A decisão sobre a cassação da petista, anunciada às 13h36min dessa quarta (31), ocorreu quase nove meses após o início da tramitação do processo na Câmara dos Deputados e três meses e meio depois do afastamento provisório de Dilma.

Para os que, como ela, insistiram na tese de golpe, a decisão dos senadores em interromper o mandato da petista não foi legítima e fere a decisão soberana das urnas. Dilma se despediu com um “carinhoso abraço a todo povo brasileiro”, mas entre os que reagiram ao impeachment restou a indignação.

Em Minas, o governador Fernando Pimentel, colega de partido e amigo da petista, disse, em nota, que “como cidadão brasileiro” estava indignado. “Garantir o cumprimento do mandato conferido pelas urnas é compromisso prioritário dos que prezam a democracia no Brasil”, afirmou. Em seu texto, Pimentel concluiu: “Que as lições desse momento nos sirvam a todos, na construção de um país justo, livre e soberano”.

Definitivamente na oposição, o líder do PT no Senado, Humberto Costa (PT-PE), avaliou que a cassação do mandato de Dilma é uma injustiça cometida por elites e por pessoas que estão envolvidas em casos de corrupção. Para ele, a decisão de manter a habilitação da petista para ocupar funções públicas atesta que o julgamento foi político e que, muitos que foram do governo Dilma ou eram amigos dela, usaram a chance como uma “compensação” e reforçou qual será o papel do PT no Congresso daqui pra frente: “Nós não vamos reproduzir a maneira que esses segmentos fizeram oposição a nós”.

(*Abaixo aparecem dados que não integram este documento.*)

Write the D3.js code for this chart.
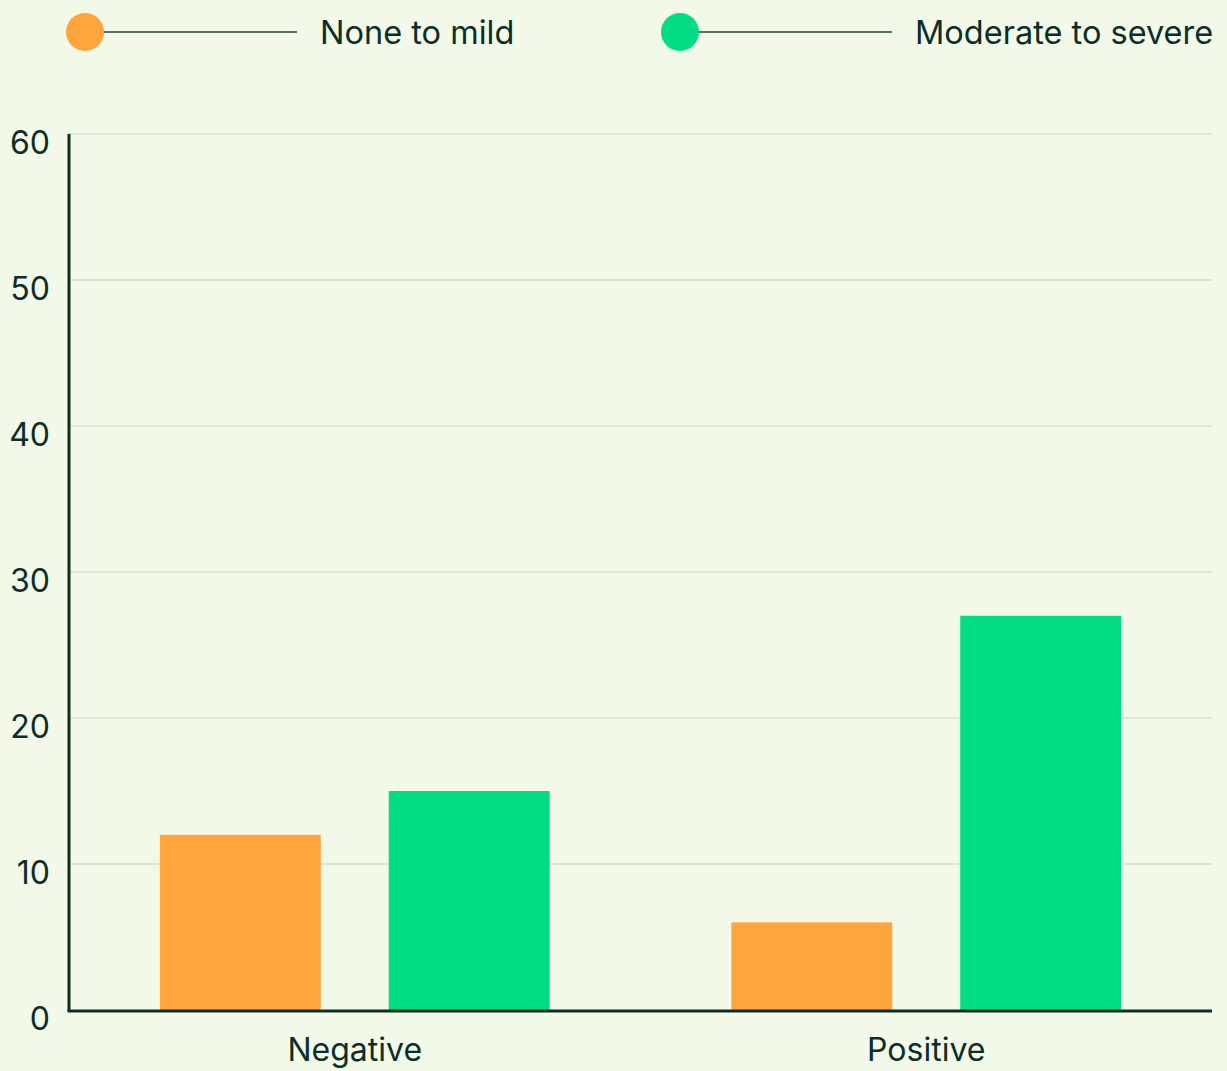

Logo depois que o Senado aprovou o impeachment, a Frente Brasil Popular, que reúne movimentos de esquerda, divulgou uma carta aberta à petista afirmando que a maioria dos senadores “dobrou-se à fraude e à mentira” e impôs um “governo usurpador”, ao aprovar “um golpe parlamentar contra a Constituição, a soberania popular e a classe trabalhadora”.